“Testing Assumptions” – Patrick O’ReillyMay 9, 2014
Often when confronted with a new assignment you may find yourself completely unfamiliar with the project at hand, and as such you will need to draw from your wealth of knowledge to assist you in coming up with your recommendations.
Making assumptions about the nature of the organization, or how you expect the business to operate, can greatly assist your ability to brainstorm effective solutions to the problem. However, it’s important to acknowledge that your own inherent biases and predispositions will influence the assumptions you make, and as such it may prevent you from truly being able to objectively assess the nature of the problem.

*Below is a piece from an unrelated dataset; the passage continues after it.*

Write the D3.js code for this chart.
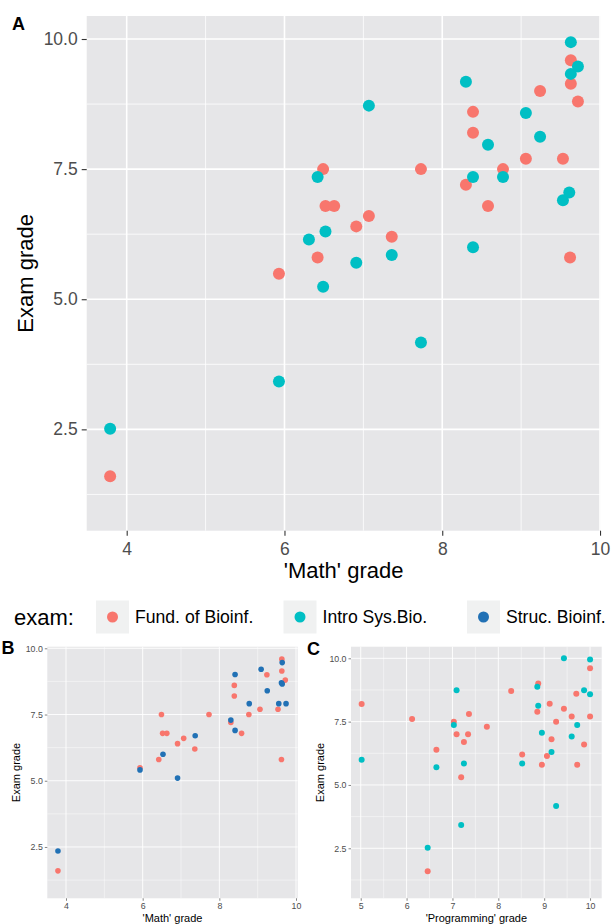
<!DOCTYPE html>
<html><head><meta charset="utf-8">
<script src="https://cdn.jsdelivr.net/npm/d3@7"></script>
<style>
body{margin:0;background:#fff}
svg{display:block}
text{font-family:"Liberation Sans",Arial,Helvetica,sans-serif}
</style>
</head><body>
<svg id="chart" width="612" height="924"></svg>
<script>
// ---------- data ----------
const examLevels = ["Fund. of Bioinf.", "Intro Sys.Bio.", "Struc. Bioinf."];
const examColors = ["#F8766D", "#00BFC4", "#2171B5"];

// 'Math' grade vs exam grade
const mathFund = [3.79, 5.93, 6.42, 6.49, 6.52, 6.63, 6.91, 7.07, 7.36, 7.73, 8.30, 8.39, 8.39, 8.58, 8.77, 9.06, 9.24, 9.53, 9.63, 9.63, 9.72, 9.62];
const examFundMath = [1.60, 5.49, 5.80, 7.50, 6.79, 6.79, 6.40, 6.60, 6.20, 7.50, 7.20, 8.60, 8.20, 6.79, 7.50, 7.70, 9.00, 7.70, 9.59, 9.14, 8.80, 5.80];
const mathSys = [3.79, 5.93, 6.31, 6.42, 6.49, 6.52, 6.91, 7.07, 7.36, 7.73, 8.30, 8.39, 8.39, 8.58, 8.77, 9.06, 9.24, 9.53, 9.61, 9.63, 9.72, 9.63];
const examSysMath = [2.51, 3.42, 6.15, 7.35, 5.24, 6.30, 5.70, 8.72, 5.85, 4.17, 9.18, 7.35, 6.00, 7.97, 7.35, 8.58, 8.12, 6.90, 7.05, 9.94, 9.47, 9.33];
const mathStruc = [3.79, 5.93, 6.53, 6.91, 7.37, 8.30, 8.41, 8.41, 8.78, 9.09, 9.25, 9.55, 9.64, 9.62, 9.64, 9.74];
const examStrucMath = [2.35, 5.41, 6.00, 5.10, 6.70, 7.29, 9.01, 6.90, 7.91, 9.21, 8.40, 7.91, 9.46, 8.70, 8.65, 7.91];

// 'Programming' grade vs exam grade
const progFund = [5.02, 6.12, 7.36, 7.03, 7.09, 7.34, 7.25, 6.65, 7.19, 6.46, 10.0, 8.87, 8.28, 9.70, 9.12, 8.85, 9.43, 9.60, 10.0, 9.26, 7.75, 9.16, 9.87, 8.52, 9.06, 8.95, 9.72];
const examFundProg = [8.20, 7.60, 7.80, 7.50, 7.00, 7.00, 6.70, 6.39, 5.30, 1.59, 9.61, 9.01, 8.71, 8.60, 8.21, 7.89, 8.01, 7.70, 7.70, 7.50, 7.30, 6.80, 6.60, 6.20, 6.14, 5.80, 5.80];
const progSys = [5.02, 7.09, 7.03, 7.25, 6.65, 7.19, 6.46, 9.43, 10.0, 8.85, 9.87, 10.0, 8.87, 9.72, 8.95, 9.60, 9.16, 8.52, 9.26];
const examSysProg = [6.00, 8.74, 7.37, 5.85, 5.70, 3.42, 2.52, 10.0, 9.95, 8.88, 8.74, 8.58, 8.13, 7.37, 7.06, 6.91, 6.30, 5.85, 4.17];

// ticks
const mathTicks = [4, 6, 8, 10];
const mathMinor = [5, 7, 9];
const progTicks = [5, 6, 7, 8, 9, 10];
const progMinor = [5.5, 6.5, 7.5, 8.5, 9.5];
const examTicks = [2.5, 5, 7.5, 10];
const examTickLabels = ["2.5", "5.0", "7.5", "10.0"];
const examMinor = [1.25, 3.75, 6.25, 8.75];

const pair = (xs, ys) => xs.map((x, i) => ({x: x, y: ys[i]}));

const svg = d3.select("#chart");

function panel(cfg) {
  const x = d3.scaleLinear().domain(cfg.xDom).range([cfg.left, cfg.right]);
  const y = d3.scaleLinear().domain(cfg.yDom).range([cfg.bottom, cfg.top]);
  const g = svg.append("g");
  g.append("rect").attr("x", cfg.left).attr("y", cfg.top)
    .attr("width", cfg.right - cfg.left).attr("height", cfg.bottom - cfg.top)
    .attr("fill", "#E6E6E8");
  // minor grid
  g.selectAll(".mx").data(cfg.xMinor).join("line")
    .attr("x1", d => x(d)).attr("x2", d => x(d)).attr("y1", cfg.top).attr("y2", cfg.bottom)
    .attr("stroke", "#fff").attr("stroke-width", cfg.minorW);
  g.selectAll(".my").data(examMinor.filter(v => v > cfg.yDom[0] && v < cfg.yDom[1])).join("line")
    .attr("y1", d => y(d)).attr("y2", d => y(d)).attr("x1", cfg.left).attr("x2", cfg.right)
    .attr("stroke", "#fff").attr("stroke-width", cfg.minorW);
  // major grid
  g.selectAll(".Mx").data(cfg.xTicks).join("line")
    .attr("x1", d => x(d)).attr("x2", d => x(d)).attr("y1", cfg.top).attr("y2", cfg.bottom)
    .attr("stroke", "#fff").attr("stroke-width", cfg.majorW);
  g.selectAll(".My").data(examTicks).join("line")
    .attr("y1", d => y(d)).attr("y2", d => y(d)).attr("x1", cfg.left).attr("x2", cfg.right)
    .attr("stroke", "#fff").attr("stroke-width", cfg.majorW);
  // points
  cfg.series.forEach(s => {
    g.append("g").selectAll("circle").data(s.data).join("circle")
      .attr("cx", d => x(d.x)).attr("cy", d => y(d.y)).attr("r", cfg.r)
      .attr("fill", examColors[s.k]);
  });
  // axes
  const ax = g.append("g").attr("transform", `translate(0,${cfg.bottom})`)
    .call(d3.axisBottom(x).tickValues(cfg.xTicks).tickFormat(d3.format("d"))
      .tickSize(cfg.tick).tickPadding(cfg.xPad).tickSizeOuter(0));
  const ay = g.append("g").attr("transform", `translate(${cfg.left},0)`)
    .call(d3.axisLeft(y).tickValues(examTicks).tickFormat((d, i) => examTickLabels[i])
      .tickSize(cfg.tick).tickPadding(cfg.yPad).tickSizeOuter(0));
  [ax, ay].forEach(a => {
    a.select(".domain").remove();
    a.selectAll(".tick line").attr("stroke", "#333").attr("stroke-width", cfg.tickW);
    a.selectAll(".tick text").attr("fill", "#4D4D4D").attr("font-size", cfg.tickFs)
      .attr("font-family", '"Liberation Sans",Arial,sans-serif');
  });
  // titles
  g.append("text").attr("x", (cfg.left + cfg.right) / 2).attr("y", cfg.xTitleY)
    .attr("text-anchor", "middle").attr("font-size", cfg.titleFs).attr("fill", "#000")
    .text(cfg.xTitle);
  g.append("text").attr("transform", `translate(${cfg.yTitleX},${(cfg.top + cfg.bottom) / 2}) rotate(-90)`)
    .attr("text-anchor", "middle").attr("font-size", cfg.titleFs).attr("fill", "#000")
    .text("Exam grade");
  g.append("text").attr("x", cfg.tagX).attr("y", cfg.tagY).attr("font-size", 18)
    .attr("font-weight", "bold").attr("fill", "#000").text(cfg.tag);
}

// Panel A
panel({
  left: 86.7, right: 600.5, top: 16, bottom: 530.7,
  xDom: [3.493, 10.006], yDom: [0.553, 10.442],
  xTicks: mathTicks, xMinor: mathMinor,
  series: [{k: 0, data: pair(mathFund, examFundMath)}, {k: 1, data: pair(mathSys, examSysMath)}],
  r: 6, majorW: 1.6, minorW: 0.8, tick: 5, tickW: 1.1, xPad: 7, yPad: 4,
  tickFs: 17.5, titleFs: 22, xTitle: "'Math' grade", xTitleY: 578, yTitleX: 32.5,
  tag: "A", tagX: 12, tagY: 30
});

// Panel B
panel({
  left: 47.3, right: 297.7, top: 646.7, bottom: 898.3,
  xDom: [3.512, 10.044], yDom: [0.563, 10.06],
  xTicks: mathTicks, xMinor: mathMinor,
  series: [{k: 0, data: pair(mathFund, examFundMath)}, {k: 2, data: pair(mathStruc, examStrucMath)}],
  r: 2.8, majorW: 0.9, minorW: 0.45, tick: 2.5, tickW: 0.6, xPad: 2, yPad: 2,
  tickFs: 8.8, titleFs: 11, xTitle: "'Math' grade", xTitleY: 922, yTitleX: 19.5,
  tag: "B", tagX: 1.5, tagY: 654
});

// Panel C
panel({
  left: 351, right: 601.7, top: 646.7, bottom: 898.3,
  xDom: [4.788, 10.254], yDom: [0.526, 10.458],
  xTicks: progTicks, xMinor: progMinor,
  series: [{k: 0, data: pair(progFund, examFundProg)}, {k: 1, data: pair(progSys, examSysProg)}],
  r: 3, majorW: 0.9, minorW: 0.45, tick: 2.5, tickW: 0.6, xPad: 2, yPad: 2,
  tickFs: 8.8, titleFs: 11, xTitle: "'Programming' grade", xTitleY: 922, yTitleX: 324,
  tag: "C", tagX: 307, tagY: 655
});

// Legend
const legend = svg.append("g");
const legendY = 617;
legend.append("text").attr("x", 14).attr("y", legendY).attr("dy", "0.35em")
  .attr("font-size", 22).attr("fill", "#000").text("exam:");
const keyCenters = [112.5, 300, 483.5];
examLevels.forEach((lab, i) => {
  const cx = keyCenters[i];
  legend.append("rect").attr("x", cx - 16.5).attr("y", legendY - 16.5)
    .attr("width", 33).attr("height", 33).attr("fill", "#F0F1F1");
  legend.append("circle").attr("cx", cx).attr("cy", legendY).attr("r", 5.5)
    .attr("fill", examColors[i]);
  legend.append("text").attr("x", cx + 22.5).attr("y", legendY).attr("dy", "0.35em")
    .attr("font-size", 17.6).attr("fill", "#000").text(lab);
});
</script>
</body></html>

When starting work on a project, make sure your team asks themselves what assumptions they are making about the project, the intended outcome, the constraints, the priorities of the organisation and their criteria for success, among others.
Consider all Factors
One helpful way in which this can be achieved is by using a ‘Consider All Factors’ approach; this will help you avoid overlooking essential aspects of the problem you are trying to solve. Get your team to come together to brainstorm all the potential factors that could influence the outcome of the project, these may include such things as budget, expenses, management competency, government regulations, resources, constraints…. anything you think may influence the outcome of your project. Once you have compiled a list of your top influencing factors you can begin to discuss your reasoning for their inclusion, what makes it important? If it were changed would it significantly affect you achieving your goal? By forcing yourself to question the assumptions you have made about the business, you place yourself in a better position to objectively determine the impact that factor has on your overall goal.
Write Down Assumptions
Another way to check your assumptions is to simply write them down as you work and, when suitable, come back to test your claim. For example, say hypothetically you are working on a project to improve the circulation of a local newsletter; you may need to make an assumption on the amount of people you could reasonably expect to reach by distributing in a new area. Is there any empirical evidence to back up your claim? Could you find any comparable data from similar organizations to check your assertion?
You may find that by applying this method of critique, your project recommendations will become stronger overall. Each false or conflicting assumption you find will help make your recommendation stronger, and it is important that you test your assumptions continuously in order to create a more robust piece of work.